Some topics explored
- The estimated size of the The Column of Justinian
- What the monument was to represent
- How the perception of the monument changed over the years
- Some of the columns referenced during the episode: Column of Trajan (Rome), Column of Marcus Aurelias (Rome), Column of Constantine (Constantinople), Column of Theodosius (Constantinople), Column of Louis XIV
- The established decorum for building triumphal monuments in Byzantium
- The materials used to construct the column
- The canonical source of its existence and how Dr. Boeck came about it
- Speculation about the quality of the team that constructed the column
- When and where the next statue of its magnitude was built
- A story about how Leonardo da Vinci once planned to build a similarly sized equestrian statue in Milan, which project subsequently never occurred, and why
- A standard procedure of rulers using materials from existing monuments of their predecessors, and using such materials to construct their own
- When, and why, the Column of Justinian was demolished
- Where, and how many years it took for a comparable triumphal monument to be constructed
Listen to the episode
- Dr. Boeck is author of the monograph Imagining the Byzantine Past: The Perception of History in the Illustrated Manuscripts of Skylitzes and Manasses (Cambridge University Press)

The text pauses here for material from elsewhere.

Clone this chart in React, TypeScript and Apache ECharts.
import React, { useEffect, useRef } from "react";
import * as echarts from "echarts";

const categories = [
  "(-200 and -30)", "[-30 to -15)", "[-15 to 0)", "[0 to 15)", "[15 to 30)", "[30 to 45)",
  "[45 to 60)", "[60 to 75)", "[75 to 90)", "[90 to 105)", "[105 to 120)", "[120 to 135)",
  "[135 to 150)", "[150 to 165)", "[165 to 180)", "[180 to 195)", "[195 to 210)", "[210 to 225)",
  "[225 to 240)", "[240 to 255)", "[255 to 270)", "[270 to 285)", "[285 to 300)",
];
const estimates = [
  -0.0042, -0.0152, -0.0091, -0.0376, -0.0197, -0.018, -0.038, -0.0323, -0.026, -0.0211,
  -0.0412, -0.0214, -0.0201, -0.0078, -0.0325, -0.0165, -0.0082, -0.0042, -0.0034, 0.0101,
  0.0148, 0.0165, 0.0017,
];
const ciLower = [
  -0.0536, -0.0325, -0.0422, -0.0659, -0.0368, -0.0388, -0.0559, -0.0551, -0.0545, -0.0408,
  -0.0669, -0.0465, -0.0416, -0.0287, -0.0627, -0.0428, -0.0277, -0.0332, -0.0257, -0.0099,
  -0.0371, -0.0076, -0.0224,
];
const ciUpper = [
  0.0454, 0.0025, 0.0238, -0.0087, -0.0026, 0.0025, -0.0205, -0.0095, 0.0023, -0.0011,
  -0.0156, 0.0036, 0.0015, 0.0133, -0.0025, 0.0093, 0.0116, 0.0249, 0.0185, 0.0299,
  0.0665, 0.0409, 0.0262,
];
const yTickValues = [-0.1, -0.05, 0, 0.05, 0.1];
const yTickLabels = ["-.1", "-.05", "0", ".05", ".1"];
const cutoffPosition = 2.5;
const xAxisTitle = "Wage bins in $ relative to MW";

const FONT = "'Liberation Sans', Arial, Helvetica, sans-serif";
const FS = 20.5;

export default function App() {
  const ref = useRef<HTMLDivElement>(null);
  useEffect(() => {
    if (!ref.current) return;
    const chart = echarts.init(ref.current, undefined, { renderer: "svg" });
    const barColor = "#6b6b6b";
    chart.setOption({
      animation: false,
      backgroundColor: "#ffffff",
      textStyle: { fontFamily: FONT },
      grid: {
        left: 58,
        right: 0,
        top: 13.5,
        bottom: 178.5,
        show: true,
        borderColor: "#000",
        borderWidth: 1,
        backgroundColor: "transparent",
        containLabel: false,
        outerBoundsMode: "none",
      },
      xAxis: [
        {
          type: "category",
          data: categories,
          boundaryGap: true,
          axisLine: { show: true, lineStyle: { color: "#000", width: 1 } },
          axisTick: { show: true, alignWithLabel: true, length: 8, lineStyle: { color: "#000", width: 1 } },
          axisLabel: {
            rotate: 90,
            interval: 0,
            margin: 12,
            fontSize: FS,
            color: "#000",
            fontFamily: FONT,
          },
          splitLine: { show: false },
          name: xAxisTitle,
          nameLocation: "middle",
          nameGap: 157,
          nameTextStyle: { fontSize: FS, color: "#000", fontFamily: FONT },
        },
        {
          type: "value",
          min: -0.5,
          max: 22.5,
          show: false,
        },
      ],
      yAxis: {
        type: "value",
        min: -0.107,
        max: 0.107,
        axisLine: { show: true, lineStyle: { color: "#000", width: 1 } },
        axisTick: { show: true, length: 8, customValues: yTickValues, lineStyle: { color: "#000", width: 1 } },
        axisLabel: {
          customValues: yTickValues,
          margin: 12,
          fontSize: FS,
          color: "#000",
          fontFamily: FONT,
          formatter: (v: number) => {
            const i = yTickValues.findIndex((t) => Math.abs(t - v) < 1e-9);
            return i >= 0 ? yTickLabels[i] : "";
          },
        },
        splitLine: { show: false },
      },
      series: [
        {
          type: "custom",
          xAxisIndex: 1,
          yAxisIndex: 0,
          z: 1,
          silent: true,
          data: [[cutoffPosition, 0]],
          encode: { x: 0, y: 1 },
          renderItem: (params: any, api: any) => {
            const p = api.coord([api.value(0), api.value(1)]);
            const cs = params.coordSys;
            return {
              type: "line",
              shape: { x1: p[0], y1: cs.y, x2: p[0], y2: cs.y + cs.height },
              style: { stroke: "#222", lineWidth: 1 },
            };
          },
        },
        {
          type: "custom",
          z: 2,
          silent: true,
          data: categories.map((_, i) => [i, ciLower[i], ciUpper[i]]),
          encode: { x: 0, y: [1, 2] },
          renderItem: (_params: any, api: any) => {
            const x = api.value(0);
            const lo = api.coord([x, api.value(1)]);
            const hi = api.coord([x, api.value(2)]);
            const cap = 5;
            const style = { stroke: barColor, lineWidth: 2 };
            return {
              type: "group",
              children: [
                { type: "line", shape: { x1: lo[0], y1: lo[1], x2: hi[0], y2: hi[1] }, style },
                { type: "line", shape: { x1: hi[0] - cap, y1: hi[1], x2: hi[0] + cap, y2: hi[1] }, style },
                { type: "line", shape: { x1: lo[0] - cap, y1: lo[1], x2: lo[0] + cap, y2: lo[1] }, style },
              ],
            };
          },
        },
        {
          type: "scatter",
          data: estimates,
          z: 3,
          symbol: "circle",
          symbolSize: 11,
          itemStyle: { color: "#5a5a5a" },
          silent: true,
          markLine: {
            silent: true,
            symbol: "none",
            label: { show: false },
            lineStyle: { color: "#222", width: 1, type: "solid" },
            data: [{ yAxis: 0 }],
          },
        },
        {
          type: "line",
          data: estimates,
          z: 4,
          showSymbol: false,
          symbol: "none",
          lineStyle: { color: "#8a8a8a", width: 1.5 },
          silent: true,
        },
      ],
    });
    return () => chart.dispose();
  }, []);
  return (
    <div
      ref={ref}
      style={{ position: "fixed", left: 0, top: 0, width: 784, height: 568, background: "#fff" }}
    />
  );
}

About Professor Elena Boeck
Elena N. Boeck is Professor of History of Art at DePaul University and specializes in the arts of the medieval Mediterranean world. A native of Riga, Latvia, she traces her ancestral origins to Romania and Russia. Her recent book Imagining the Byzantine Past: The Perception of History in the Illustrated Manuscripts of Skylitzes and Manasses (Cambridge, 2015) investigates the rise of illustrated histories in the Mediterranean world from the twelfth through the fourteenth centuries and explores the ideological motivations for visualizing Byzanitine history in Sicily and Bulgaria. She is currently completing a trans-historical biography of the most cross-culturally significant Byzantine imperial monument—the bronze horseman of Justinian in Constantinople. In spring 2018 Professor Boeck was appointed Excellence Initiative Professor at Radboud University (Nijmegen, the Netherlands). She also served as the Director of Byzantine Studies at Dumbarton Oaks and editor of Dumbarton Oaks papers for academic year 2016-2017.
Her teaching encompasses the Mediterranean world from the ancient to early modern periods, along with theory and methodology. She also teaches Honors Program classes on medieval Spain, the Crusades, Constantinople, and late antiquity.